Vatican Issues New Rules to Penalize Sex Offender Priests, But It’s Not Enough June 1, 2021

Vatican Issues New Rules to Penalize Sex Offender Priests, But It’s Not Enough

It took a few decades but the Catholic Church has finally decided to take child sexual abuse somewhat seriously.

Today, the Vatican announced an update to the Code of Canon Law that’s designed to punish abusers while taking away that power from bishops who might otherwise be lenient with them. No more multiple chances. No more shipping accused priests to a new church. More than anything, it codifies punishing abusive priests by defrocking them — booting them from their jobs — and makes clear that grooming children is also unacceptable. It also extends penalties to Church leaders who aren’t priests but hold positions of power within the Church anyway.

One article of the new law makes it clear that abuse can extend to adults, and not just minors, and that a cleric “who by force, threats or abuse of his authority” violates the commandment against adultery, “or forces someone to perform or submit to sexual acts is to be punished” with penalties “not excluding dismissal from the clerical state if the case so warrants.”

The new guidelines remove the discretion given to bishops and other church leaders that allowed for offenders to sidestep accountability and church authorities to cover up abuse. The new law makes clear that the failure to investigate and punish offending priests will have consequences, and seeks to speed up a process that victims and their advocates have criticized as lengthy and cumbersome.

The rules will go into effect this December.

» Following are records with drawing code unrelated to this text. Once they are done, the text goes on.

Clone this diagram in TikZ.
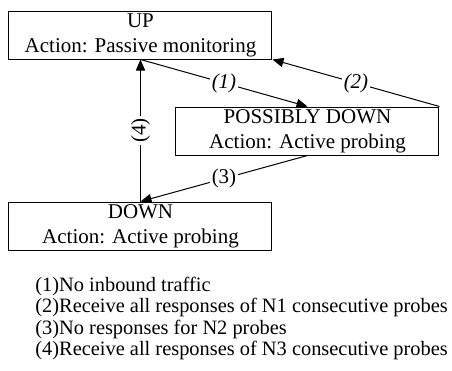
\documentclass[tikz,border=0pt]{standalone}
\usepackage{fontspec}
\setmainfont{Liberation Serif}
\usetikzlibrary{arrows.meta}
\tikzset{
  state/.style={draw, line width=0.5pt, align=center, minimum width=131.5pt, minimum height=24pt, inner sep=0pt, font=\fontsize{10.5}{12.5}\selectfont},
  trans/.style={line width=0.5pt, -{Triangle[length=5.5pt,width=4.6pt]}},
  lab/.style={fill=white, inner sep=1pt, font=\fontsize{10.5}{12.5}\selectfont}
}
\begin{document}
\begin{tikzpicture}[x=0.5pt,y=-0.5pt]
\useasboundingbox (0,0) rectangle (452,371);
\node [state] (up) at (140.5,35) {UP\\Action: Passive monitoring};
\node [state] (pd) at (307.5,131) {POSSIBLY DOWN\\Action: Active probing};
\node [state] (down) at (140.5,226) {DOWN\\Action: Active probing};
\draw [trans] (up.south) -- (pd.north) node [lab,midway] {\itshape (1)};
\draw [trans] (pd.north east) -- (up.south east) node [lab,midway] {\itshape (2)};
\draw [trans] (pd.south) -- (down.north) node [lab,midway] {(3)};
\draw [trans] (down.north) -- (up.south) node [lab,midway,rotate=90] {(4)};
\node [anchor=north west, inner sep=0pt, align=left, font=\fontsize{10.2}{10.6}\selectfont] (legend) at (35,277) {(1)No inbound traffic\\(2)Receive all responses of N1 consecutive probes\\(3)No responses for N2 probes\\(4)Receive all responses of N3 consecutive probes};
\end{tikzpicture}
\end{document}
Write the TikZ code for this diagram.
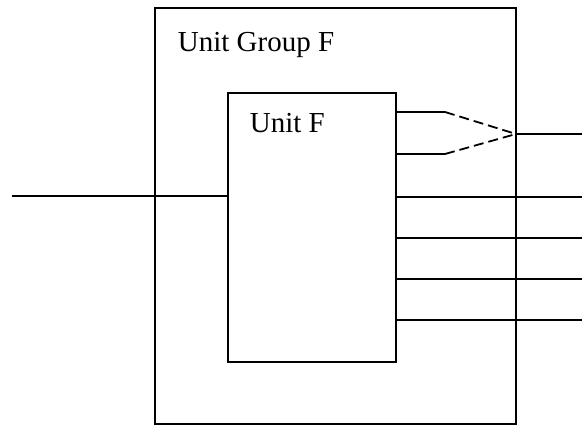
\documentclass[tikz,border=0pt]{standalone}
\usepackage{fontspec}
\setmainfont{Liberation Serif}
\begin{document}
\begin{tikzpicture}[x=1pt,y=-1pt,line width=1.8pt,
  box/.style={draw,inner sep=0,outer sep=0,anchor=north west},
  lbl/.style={inner sep=0,anchor=base west,font=\fontsize{29}{34}\selectfont}]
          \useasboundingbox (0,0) rectangle (582,427);
          \node [box,minimum width=361,minimum height=416] (group) at (155,8) {};
          \node [box,minimum width=168,minimum height=269] (unit) at (228,93) {};
          \node [lbl] (grouplbl) at (177,52) {Unit Group F};
          \node [lbl] (unitlbl) at (249,133) {Unit F};
          % input
          \coordinate (in) at (12,196);
          \draw (in) -- (in -| unit.west);
          % merged outputs
          \coordinate (out) at (582,134);
          \coordinate (merge) at (group.east |- out);
          \draw (unit.east |- 0,112) -- ++(49,0) coordinate (k1);
          \draw (unit.east |- 0,154) -- ++(49,0) coordinate (k2);
          \draw [dash pattern=on 10pt off 5pt] (k1) -- (merge);
          \draw [dash pattern=on 10pt off 5pt] (k2) -- (merge);
          \draw (merge) -- (out);
          % outputs
          \foreach \y [count=\i] in {197,238,279,320} {
            \coordinate (o\i) at (582,\y);
            \draw (unit.east |- o\i) -- (o\i);
          }
        \end{tikzpicture}
\end{document}
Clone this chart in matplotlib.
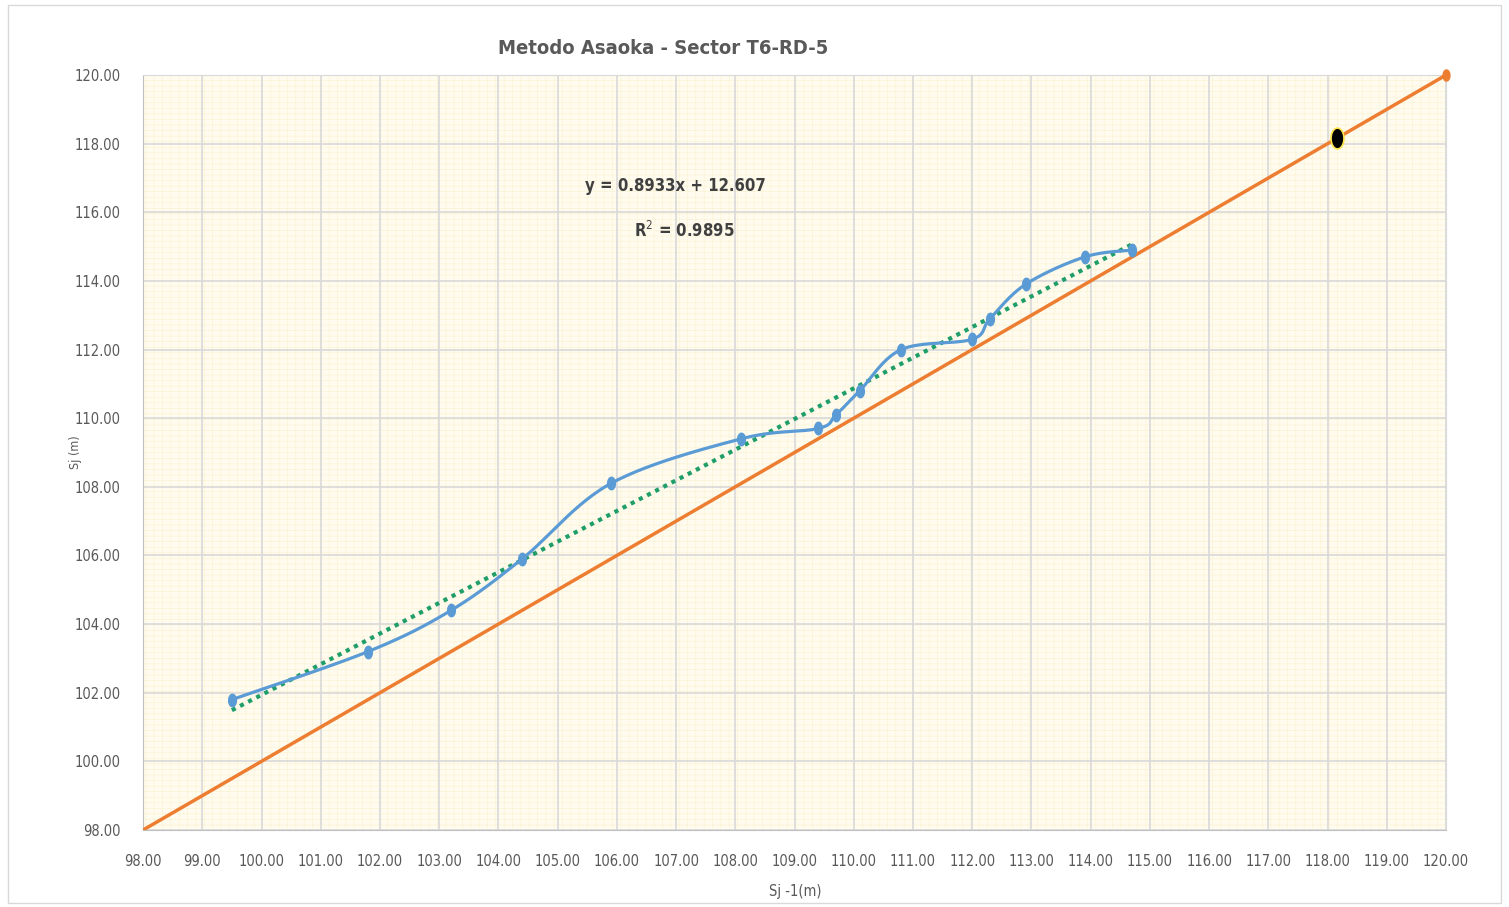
import numpy as np
import matplotlib
matplotlib.use("Agg")
from matplotlib import pyplot as plt
from matplotlib.patches import Rectangle

plt.rcParams['font.family'] = ['DejaVu Sans']
plt.rcParams['font.stretch'] = 'condensed'
plt.rcParams['hatch.linewidth'] = 0.4

# settlement readings (m): x = S(j-1), y = S(j)
s_prev = [99.5, 101.8, 103.2, 104.4, 105.9, 108.1, 109.4, 109.7,
          110.1, 110.8, 112.0, 112.3, 112.9, 113.9, 114.7]
s_curr = [101.8, 103.2, 104.4, 105.9, 108.1, 109.4, 109.7, 110.1,
          110.8, 112.0, 112.3, 112.9, 113.9, 114.7, 114.9]

# linear trendline shown in the chart
slope = 0.8933
intercept = 12.607
r2 = 0.9895

# 45 degree line and final settlement
diag = [98.0, 120.0]
s_final = intercept / (1 - slope)

x_ticks = np.arange(98, 121, 1)
y_ticks = np.arange(98, 121, 2)


def smooth(xs, ys, n=30):
    """Excel-like smoothed line (Catmull-Rom as cubic bezier)"""
    pts = np.column_stack([xs, ys])
    out = []
    for i in range(len(pts) - 1):
        p0 = pts[max(i - 1, 0)]
        p1 = pts[i]
        p2 = pts[i + 1]
        p3 = pts[min(i + 2, len(pts) - 1)]
        c1 = p1 + (p2 - p0) / 6
        c2 = p2 - (p3 - p1) / 6
        t = np.linspace(0, 1, n)[:, None]
        seg = ((1 - t) ** 3) * p1 + 3 * ((1 - t) ** 2) * t * c1 \
            + 3 * (1 - t) * t ** 2 * c2 + t ** 3 * p2
        out.append(seg)
    out = np.vstack(out)
    return out[:, 0], out[:, 1]


# tall ellipse marker (the picture is squeezed sideways)
th = np.linspace(0, 2 * np.pi, 40)
ell = list(zip(0.62 * np.cos(th), np.sin(th)))

fig = plt.figure(figsize=(15.09, 9.07), dpi=100)
ax = fig.add_axes([0.0948, 0.0849, 0.8635, 0.8324])

# brick-like pattern background
ax.add_patch(Rectangle((0, 0), 1, 1, transform=ax.transAxes,
                       facecolor='#FFFCEF', edgecolor='#FAF1CF',
                       hatch='---||', linewidth=0, zorder=0.1))
ax.set_axisbelow(True)
ax.grid(True, color='#D9D9D9', linewidth=1.2)

# orange y = x line
ax.plot(diag, diag, color='#ED7D31', linewidth=2.5, zorder=3)
ax.plot([diag[1]], [diag[1]], marker=ell, color='#ED7D31', markersize=8,
        zorder=4, clip_on=False, linestyle='none')

# trendline
tx = np.array([s_prev[0], s_prev[-1]])
ax.plot(tx, slope * tx + intercept, linestyle=(0, (1, 1.2)),
        color='#1F9E6A', linewidth=3, zorder=4)

# smoothed data
sx, sy = smooth(s_prev, s_curr)
ax.plot(sx, sy, color='#5B9BD5', linewidth=2.3, zorder=5)
ax.plot(s_prev, s_curr, marker=ell, linestyle='none', color='#5B9BD5',
        markersize=9, zorder=6)

# final settlement
ax.plot([s_final], [s_final], marker=ell, linestyle='none', color='black',
        markersize=15, markeredgecolor='#FFE34D', markeredgewidth=1.2,
        zorder=7)

ax.set_xlim(98, 120)
ax.set_ylim(98, 120)
ax.set_xticks(x_ticks)
ax.set_yticks(y_ticks)
ax.set_xticklabels([f"{v:.2f}" for v in x_ticks])
ax.set_yticklabels([f"{v:.2f}" for v in y_ticks])
ax.tick_params(colors='#595959', labelsize=10.5, length=0)
ax.tick_params(axis='x', pad=17)
ax.tick_params(axis='y', pad=16)
for side in ['top', 'right']:
    ax.spines[side].set_color('#D9D9D9')
ax.spines['left'].set_color('#BFBFBF')
ax.spines['bottom'].set_color('#BFBFBF')

ax.set_xlabel("Sj -1(m)", color='#595959', fontsize=10.5)
ax.set_ylabel("Sj (m)", color='#595959', fontsize=9)
ax.xaxis.set_label_coords(0.5005, -0.0715)
ax.yaxis.set_label_coords(-0.047, 0.5)

fig.text(0.4395, 0.946, "Metodo Asaoka - Sector T6-RD-5", ha='center',
         va='center', fontsize=14.5, fontweight='bold', color='#595959')

ax.text(106.98, 116.77, f"y = {slope}x + {intercept}", ha='center',
        va='center', fontsize=12, fontweight='bold', color='#404040')
ax.text(107.13, 115.45, f"R$^2$ = {r2}", ha='center', va='center',
        fontsize=12, fontweight='bold', color='#404040')

# outer chart frame
fig.add_artist(Rectangle((0.005, 0.004), 0.99, 0.99, transform=fig.transFigure,
                         fill=False, edgecolor='#D9D9D9', linewidth=1))

fig.savefig("out.png", dpi=100)
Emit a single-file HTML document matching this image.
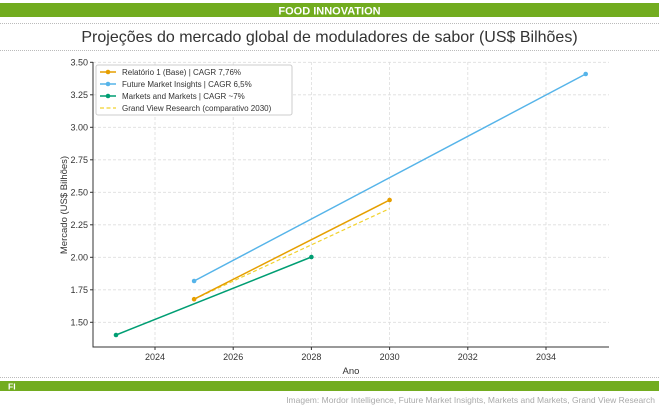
<!DOCTYPE html>
<html><head><meta charset="utf-8"><style>
body{margin:0;width:659px;height:408px;background:#fff;overflow:hidden;font-family:"Liberation Sans",sans-serif}
</style></head><body>
<svg width="659" height="408" xmlns="http://www.w3.org/2000/svg" font-family="Liberation Sans, DejaVu Sans, sans-serif">
<rect x="0" y="3" width="659" height="14" fill="#72ac1f"/>
<text x="329.5" y="14.5" text-anchor="middle" font-size="11" fill="#fff" font-weight="bold">FOOD INNOVATION</text>
<line x1="0" y1="23.5" x2="659" y2="23.5" stroke="#bbb" stroke-dasharray="1,1"/>
<text x="329.5" y="42" text-anchor="middle" font-size="16" fill="#333">Projeções do mercado global de moduladores de sabor (US$ Bilhões)</text>
<line x1="0" y1="50.5" x2="659" y2="50.5" stroke="#bbb" stroke-dasharray="1,1"/>
<g stroke="#ddd" stroke-dasharray="3,2" stroke-width="0.8">
<line x1="93" x2="609" y1="62.3" y2="62.3"/><line x1="93" x2="609" y1="94.8" y2="94.8"/><line x1="93" x2="609" y1="127.3" y2="127.3"/><line x1="93" x2="609" y1="159.8" y2="159.8"/><line x1="93" x2="609" y1="192.3" y2="192.3"/><line x1="93" x2="609" y1="224.8" y2="224.8"/><line x1="93" x2="609" y1="257.3" y2="257.3"/><line x1="93" x2="609" y1="289.8" y2="289.8"/><line x1="93" x2="609" y1="322.3" y2="322.3"/>
<line y1="62" y2="347" x1="155" x2="155"/><line y1="62" y2="347" x1="233.2" x2="233.2"/><line y1="62" y2="347" x1="311.4" x2="311.4"/><line y1="62" y2="347" x1="389.6" x2="389.6"/><line y1="62" y2="347" x1="467.8" x2="467.8"/><line y1="62" y2="347" x1="546" x2="546"/>
</g>
<path d="M93 62V347H609" fill="none" stroke="#333" stroke-width="1"/>
<g font-size="9" fill="#333" text-anchor="end">
<text x="88" y="65.5">3.50</text><text x="88" y="98">3.25</text><text x="88" y="130.5">3.00</text><text x="88" y="163">2.75</text><text x="88" y="195.5">2.50</text><text x="88" y="228">2.25</text><text x="88" y="260.5">2.00</text><text x="88" y="293">1.75</text><text x="88" y="325.5">1.50</text>
</g>
<g stroke="#333"><line x1="90" x2="93" y1="62.3" y2="62.3"/><line x1="90" x2="93" y1="94.8" y2="94.8"/><line x1="90" x2="93" y1="127.3" y2="127.3"/><line x1="90" x2="93" y1="159.8" y2="159.8"/><line x1="90" x2="93" y1="192.3" y2="192.3"/><line x1="90" x2="93" y1="224.8" y2="224.8"/><line x1="90" x2="93" y1="257.3" y2="257.3"/><line x1="90" x2="93" y1="289.8" y2="289.8"/><line x1="90" x2="93" y1="322.3" y2="322.3"/>
<line y1="347" y2="350" x1="155" x2="155"/><line y1="347" y2="350" x1="233.2" x2="233.2"/><line y1="347" y2="350" x1="311.4" x2="311.4"/><line y1="347" y2="350" x1="389.6" x2="389.6"/><line y1="347" y2="350" x1="467.8" x2="467.8"/><line y1="347" y2="350" x1="546" x2="546"/></g>
<g font-size="9" fill="#333" text-anchor="middle">
<text x="155" y="360">2024</text><text x="233.2" y="360">2026</text><text x="311.4" y="360">2028</text><text x="389.6" y="360">2030</text><text x="467.8" y="360">2032</text><text x="546" y="360">2034</text>
<text x="351" y="374" font-size="9.5">Ano</text>
<text transform="translate(67,205) rotate(-90)" font-size="9.5">Mercado (US$ Bilhões)</text>
</g>
<line x1="194.1" y1="299.2" x2="389.6" y2="208.6" stroke="#f2d22e" stroke-width="1.2" stroke-dasharray="4,2.5"/>
<line x1="194.1" y1="299.2" x2="389.6" y2="200" stroke="#e69f00" stroke-width="1.5"/>
<circle cx="194.1" cy="299.2" r="2.3" fill="#e69f00"/><circle cx="389.6" cy="200" r="2.3" fill="#e69f00"/>
<line x1="194.1" y1="281" x2="585.7" y2="74" stroke="#56b4e9" stroke-width="1.5"/>
<circle cx="194.1" cy="281" r="2.3" fill="#56b4e9"/><circle cx="585.7" cy="74" r="2.3" fill="#56b4e9"/>
<line x1="116" y1="335" x2="311.4" y2="257" stroke="#009e73" stroke-width="1.5"/>
<circle cx="116" cy="335" r="2.3" fill="#009e73"/><circle cx="311.4" cy="257" r="2.3" fill="#009e73"/>
<rect x="96" y="65" width="196" height="50" fill="#fff" stroke="#ccc" rx="2"/>
<g font-size="8" fill="#333">
<line x1="100" x2="116" y1="72" y2="72" stroke="#e69f00" stroke-width="1.5"/><circle cx="108" cy="72" r="2.3" fill="#e69f00"/><text x="122" y="75">Relatório 1 (Base) | CAGR 7,76%</text>
<line x1="100" x2="116" y1="84" y2="84" stroke="#56b4e9" stroke-width="1.5"/><circle cx="108" cy="84" r="2.3" fill="#56b4e9"/><text x="122" y="87">Future Market Insights | CAGR 6,5%</text>
<line x1="100" x2="116" y1="96" y2="96" stroke="#009e73" stroke-width="1.5"/><circle cx="108" cy="96" r="2.3" fill="#009e73"/><text x="122" y="99">Markets and Markets | CAGR ~7%</text>
<line x1="100" x2="116" y1="108" y2="108" stroke="#f2d22e" stroke-width="1.2" stroke-dasharray="4,2.5"/><text x="122" y="111">Grand View Research (comparativo 2030)</text>
</g>
<line x1="0" y1="377.5" x2="659" y2="377.5" stroke="#bbb" stroke-dasharray="1,1"/>
<rect x="0" y="381" width="659" height="10" fill="#72ac1f"/>
<text x="8" y="389.5" font-size="8.5" fill="#fff" font-weight="bold">FI</text>
<text x="655" y="403" text-anchor="end" font-size="8.5" fill="#aaa">Imagem: Mordor Intelligence, Future Market Insights, Markets and Markets, Grand View Research</text>
</svg>
</body></html>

Maybe the most amazing thing about this news is that these rules weren’t in place already despite decades of awareness of how badly they were needed. Will it stop abuse in the future? Hard to imagine it will. A priest who’s abusing a child clearly doesn’t take the job title seriously anyway, so getting defrocked would likely be the least of their worries.

The rules also say nothing about contacting secular authorities. So a priest accused of molesting a child might lose his role in the Church, but there’s no guarantee he’ll face any actual measure of justice.

This is a long overdue bandage on a scar that failed to heal. It’s the least the Vatican can do but, honestly, no one should pretend this will lead to significant changes. It doesn’t help the countless victims of the Church who have courageously told their stories and it doesn’t punish the priests who escaped justice for so long.

People who recognize the danger the Catholic Church posts left it a long time ago. You really have to wonder why anyone would willingly continue being part of an organization that has gotten so much wrong about such an important issue for this long. But if you sincerely think this is a huge leap forward, then the Catholic Church no doubt appreciates your gullibility.

This is too little, too late, and the sad thing is it probably gives the Church more wiggle room to not do anything more serious because they can just say they addressed the issue with this update.